What did @thenutritionnarc actually say?
The creator pushed back on headlines claiming Ozempic causes a "30% increase in osteoporosis," arguing the drug itself isn't the problem. Their core position: people who are overweight carry more muscle mass because they're effectively doing resistance training all day, and when they lose weight rapidly without lifting, muscles atrophy and bones follow. "It's not the Ozempic itself, it's from the rapid weight loss." They closed with practical advice to keep lifting and hit protein targets.
That's actually a more nuanced read than most TikTok health content, and the basic mechanism they're describing is real. But they smoothed over some important details, including the fact that GLP-1 drugs may have direct effects on bone metabolism that go beyond what weight loss alone explains.
Does the science back this up?
Partly, yes. The link between weight loss and bone density loss is well established, and the creator's framing of load-bearing body weight as a form of passive resistance training has physiological merit. But calling semaglutide's bone effects purely a weight-loss side effect oversimplifies what the research is showing.
A 2023 study by Pouwels et al. published in Diabetes, Obesity and Metabolism found that GLP-1 receptor agonists were associated with a modestly increased fracture risk in real-world cohorts, though confounding from underlying disease and mobility changes made causation hard to pin down. Separately, a 2024 analysis by Gortan Cappellari et al. in the Journal of Endocrinological Investigation noted that semaglutide's effects on bone turnover markers suggest there may be receptor-level interactions beyond simple caloric deficit. The 30% figure the creator references likely comes from observational data that doesn't adequately control for baseline activity levels, making it easy to misread as a drug effect when it may partly reflect lifestyle changes post-treatment.
What did they get wrong (or right)?
They got the core mechanism mostly right. Rapid weight loss, regardless of method, is a known driver of bone mineral density reduction. Studies on bariatric surgery patients, who lose weight far faster than most Ozempic users, show similar bone loss patterns.

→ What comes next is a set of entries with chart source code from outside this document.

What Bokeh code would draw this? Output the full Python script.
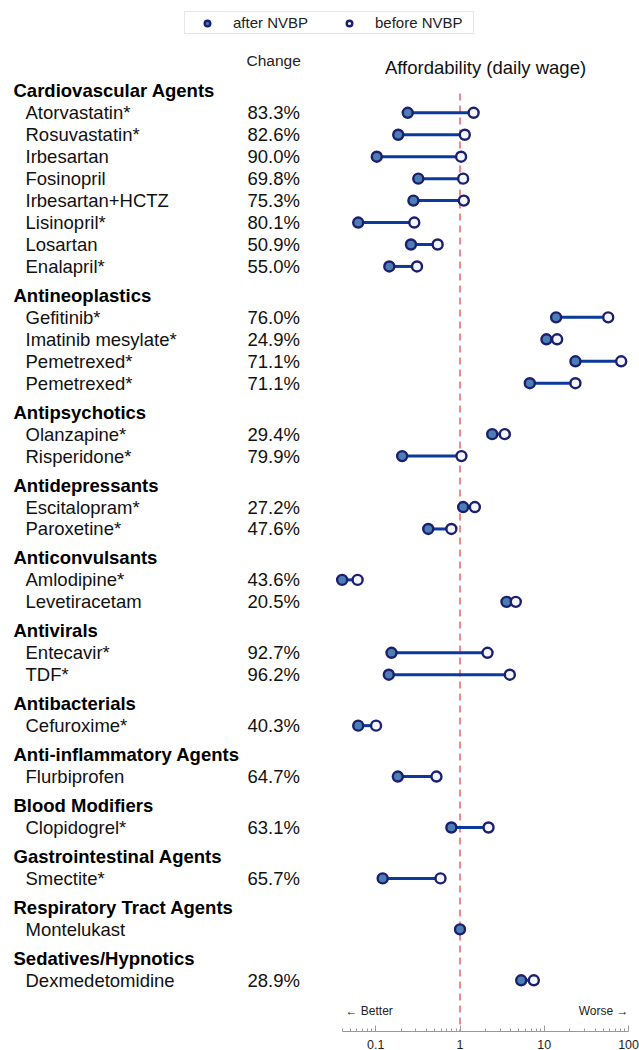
import math
from bokeh.plotting import figure
from bokeh.models import (Range1d, LinearScale, ColumnDataSource, Legend, LegendItem,
                          FixedTicker, NumeralTickFormatter)
from bokeh.core.properties import value
from bokeh.embed import file_html
from bokeh.resources import INLINE

# ---------------- data ----------------
group_names = ["Cardiovascular Agents", "Antineoplastics", "Antipsychotics", "Antidepressants",
               "Anticonvulsants", "Antivirals", "Antibacterials", "Anti-inflammatory Agents",
               "Blood Modifiers", "Gastrointestinal Agents", "Respiratory Tract Agents",
               "Sedatives/Hypnotics"]
group_sizes = [8, 4, 2, 2, 2, 2, 1, 1, 1, 1, 1, 1]
drugs = ["Atorvastatin*", "Rosuvastatin*", "Irbesartan", "Fosinopril", "Irbesartan+HCTZ",
         "Lisinopril*", "Losartan", "Enalapril*",
         "Gefitinib*", "Imatinib mesylate*", "Pemetrexed*", "Pemetrexed*",
         "Olanzapine*", "Risperidone*",
         "Escitalopram*", "Paroxetine*",
         "Amlodipine*", "Levetiracetam",
         "Entecavir*", "TDF*",
         "Cefuroxime*", "Flurbiprofen", "Clopidogrel*", "Smectite*", "Montelukast",
         "Dexmedetomidine"]
change = ["83.3%", "82.6%", "90.0%", "69.8%", "75.3%", "80.1%", "50.9%", "55.0%",
          "76.0%", "24.9%", "71.1%", "71.1%",
          "29.4%", "79.9%",
          "27.2%", "47.6%",
          "43.6%", "20.5%",
          "92.7%", "96.2%",
          "40.3%", "64.7%", "63.1%", "65.7%", "", "28.9%"]
after_nvbp = [0.24, 0.185, 0.103, 0.32, 0.28, 0.062, 0.262, 0.145,
              13.8, 10.6, 23.4, 6.73,
              2.41, 0.206,
              1.09, 0.42,
              0.040, 3.56,
              0.154, 0.143,
              0.062, 0.183, 0.79, 0.121, 1.0, 5.32]
before_nvbp = [1.45, 1.14, 1.03, 1.09, 1.11, 0.287, 0.543, 0.309,
               57.3, 14.2, 81.7, 23.4,
               3.40, 1.04,
               1.50, 0.79,
               0.061, 4.59,
               2.12, 3.90,
               0.101, 0.526, 2.18, 0.587, float("nan"), 7.51]
x_ticks = [0.1, 1, 10, 100]

# ---------------- layout of rows ----------------
GAP = 0.32
header_y, drug_y = [], []
pos = 0.0
for gi, n in enumerate(group_sizes):
    if gi > 0:
        pos += GAP
    header_y.append(pos)
    pos += 1
    for _ in range(n):
        drug_y.append(pos)
        pos += 1

FONT = value("Liberation Sans")
W, H = 639, 1031
PPD = 84.3          # pixels per decade
X1 = 459.5          # screen x of value 1 within frame
lo = 10 ** ((0 - X1) / PPD)
hi = 10 ** ((W - X1) / PPD)
ROW = 21.95
Y0 = 90.35          # screen y of first header within frame
y_top = -Y0 / ROW
y_bot = (H - Y0) / ROW


def ry(py):
    return (py - Y0) / ROW


p = figure(x_axis_type="log", x_range=Range1d(lo, hi), y_range=Range1d(y_bot, y_top),
           frame_width=W, frame_height=H, min_border=0, min_border_bottom=0,
           output_backend="svg", toolbar_location=None, y_axis_location=None,
           outline_line_color=None, background_fill_color="white")
p.extra_x_ranges = {"px": Range1d(0, W)}
p.extra_x_scales = {"px": LinearScale()}
p.grid.visible = False

# reference line at 1
p.segment(x0=[1], x1=[1], y0=[0.12], y1=[y_bot], line_color="#f26b6b",
          line_width=1.6, line_dash="7 5")

src = ColumnDataSource(dict(y=drug_y, a=after_nvbp, b=before_nvbp))
p.segment(x0="a", x1="b", y0="y", y1="y", source=src, line_color="#0a3a9c", line_width=3)
r_after = p.scatter(x="a", y="y", source=src, size=10, fill_color="#4b7fb3",
                    line_color="#1c1f70", line_width=2.4)
r_before = p.scatter(x="b", y="y", source=src, size=10, fill_color="#f4f6ff",
                     line_color="#1c1f70", line_width=2.4)

# table texts
p.text(x=[13] * len(group_names), y=header_y, text=group_names, x_range_name="px",
       text_font=FONT, text_font_size="18.5px", text_font_style="bold",
       text_baseline="middle", text_color="black")
p.text(x=[25] * len(drugs), y=drug_y, text=drugs, x_range_name="px",
       text_font=FONT, text_font_size="18.5px", text_baseline="middle", text_color="#111111")
p.text(x=[247] * len(change), y=drug_y, text=change, x_range_name="px",
       text_font=FONT, text_font_size="18.5px", text_baseline="middle", text_color="#111111")
p.text(x=[246], y=[ry(60)], text=["Change"], x_range_name="px",
       text_font=FONT, text_font_size="15.5px", text_baseline="middle", text_color="#222222")
p.text(x=[485], y=[ry(67)], text=["Affordability (daily wage)"], x_range_name="px",
       text_font=FONT, text_font_size="18.5px", text_baseline="middle", text_align="center",
       text_color="#111111")
p.text(x=[345], y=[ry(1010)], text=["\u2190 Better"], x_range_name="px",
       text_font=FONT, text_font_size="12px", text_baseline="middle", text_color="#222222")
p.text(x=[628], y=[ry(1010)], text=["Worse \u2192"], x_range_name="px",
       text_font=FONT, text_font_size="12px", text_baseline="middle", text_align="right",
       text_color="#222222")

# axis
ax = p.xaxis[0]
minor = [m * 10 ** e for e in range(-2, 2) for m in range(2, 10) if 0.04 <= m * 10 ** e <= 100]
ax.ticker = FixedTicker(ticks=x_ticks, minor_ticks=minor)
ax.formatter = NumeralTickFormatter(format="0.[0]")
ax.bounds = (0.04, 100)
ax.axis_line_color = "#9a9a9a"
ax.major_tick_line_color = "#9a9a9a"
ax.minor_tick_line_color = "#9a9a9a"
ax.major_tick_in = 6
ax.major_tick_out = 0
ax.minor_tick_in = 3
ax.minor_tick_out = 0
ax.major_label_standoff = 8
ax.major_label_text_font = "Liberation Sans"
ax.major_label_text_font_size = "12.5px"
ax.major_label_text_color = "#222222"

legend = Legend(items=[LegendItem(label="after NVBP", renderers=[r_after]),
                       LegendItem(label="before NVBP", renderers=[r_before])],
                orientation="horizontal", location=(184, H - 34),
                padding=2, spacing=0, margin=0, glyph_width=40, glyph_height=14,
                label_width=96, label_height=14, label_standoff=6,
                label_text_font="Liberation Sans", label_text_font_size="15px",
                label_text_color="#222222", border_line_color="#cfcfcf",
                border_line_width=1, background_fill_alpha=1)
p.add_layout(legend)

open("out.html", "w").write(file_html(p, INLINE))
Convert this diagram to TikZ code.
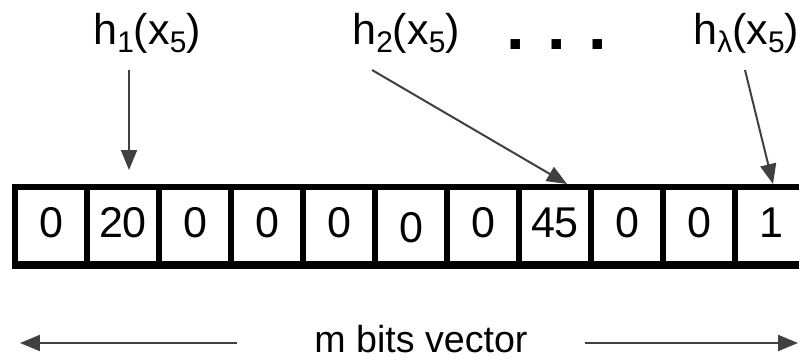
\documentclass[tikz,border=0pt]{standalone}
\usepackage{fontspec}
\setmainfont{Liberation Sans}
\usetikzlibrary{arrows.meta, calc, positioning}
\definecolor{myline}{RGB}{64,64,64}
\tikzset{
  cell/.style={rectangle, draw=black, line width=0.12cm, minimum width=1.44cm, minimum height=1.54cm, inner sep=0pt, font=\fontsize{24.5}{28}\selectfont, text height=0.62cm, text depth=0.14cm},
  lbl/.style={inner sep=0pt, font=\fontsize{24.5}{28}\selectfont},
  ptr/.style={-{Triangle[length=0.4cm, width=0.32cm]}, line width=0.04cm, color=myline}
}
\newcommand{\lowidx}[1]{\raisebox{-0.18em}{\fontsize{17}{17}\selectfont #1}}

\begin{document}
\begin{tikzpicture}[x=0.02cm, y=-0.02cm]
  \useasboundingbox (0,0) rectangle (799,358);

  % Vector cells
  \foreach \val/\dy [count=\i] in {0/0,20/0,0/0,0/0,0/0,0/-0.1,0/0,45/0,0/0,0/0,1/0}
    \node[cell] (c\i) at ({51+72*(\i-1)},225.5) {\raisebox{\dy cm}{\val}};
  \draw[line width=0.05cm] ($(c1.south west)+(0,1)$) -- ($(c11.south east)+(0,1)$);

  % Hash labels
  \node[lbl, anchor=base west] (h1) at (93,45) {h\lowidx{1}(x\lowidx{5})};
  \node[lbl, anchor=base west] (h2) at (352,45) {h\lowidx{2}(x\lowidx{5})};
  \node[lbl, anchor=base west] (hl) at (693,45) {h\lowidx{λ}(x\lowidx{5})};
  \node[inner sep=0pt, anchor=base, font=\fontsize{38}{40}\selectfont\bfseries] (dots) at (557,50) {.\,\,.\,\,.};

  % Pointers into the vector
  \draw[ptr] ($(h1.base west)+(36,25)$) -- ($(c2.north)+(6,-14)$);
  \draw[ptr] ($(h2.base west)+(20,25)$) -- ($(c8.north)+(12,0)$);
  \draw[ptr] ($(hl.base west)+(52,25)$) -- ($(c11.north)+(2,0)$);

  % Length of the vector
  \node[inner sep=0pt, anchor=base, font=\fontsize{21.4}{24}\selectfont] (mbits) at (421,353) {m bits vector};
  \coordinate (vl) at (20,343);
  \coordinate (vr) at (798,343);
  \draw[ptr] ($(mbits.west |- vl)+(-77,0)$) -- (vl);
  \draw[ptr] ($(mbits.east |- vr)+(57,0)$) -- (vr);
\end{tikzpicture}
\end{document}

That parallel is legitimate and the creator deserves credit for making it.
Where they went wrong is the confidence of the conclusion. Saying "it's not the Ozempic itself" is a stronger claim than the current evidence supports. GLP-1 receptors are expressed in osteoblasts and osteoclasts, the cells that build and break down bone. A 2022 paper by Zheng et al. in Frontiers in Endocrinology showed semaglutide had measurable effects on bone turnover markers independent of weight change in animal models. That doesn't prove harm in humans, but it does mean writing off the drug's direct role entirely is premature.
Their advice to lift weights and eat adequate protein is sound. But framing those two behaviors as a guarantee that users "shouldn't have an increased risk" overpromises. Resistance training reduces the risk, it doesn't eliminate it, and some users, particularly postmenopausal women, face compounding bone density risks that need clinical monitoring, not just gym time.
What should you actually know?
If you're on a GLP-1 medication and concerned about bones, the conversation belongs in a clinical setting, not a comment section. Your provider can order a DEXA scan to establish a baseline bone mineral density before or during treatment. Resistance training and adequate protein intake, generally 1.2 to 1.6 grams per kilogram of body weight per day according to current sports nutrition guidelines, are evidence-backed ways to preserve lean mass during weight loss. These are not optional extras.
The "30% increase in osteoporosis" headline the creator was reacting to almost certainly came from observational data with real limitations. That doesn't mean bone health is a non-issue on these medications. It means the picture is more complex than a single scary stat, and also more complex than "just keep lifting." Bone density monitoring, calcium and vitamin D status, and activity level all matter. Anyone on a GLP-1 drug long-term should be having that conversation with their prescriber, not getting reassurance from a TikTok video, including this one.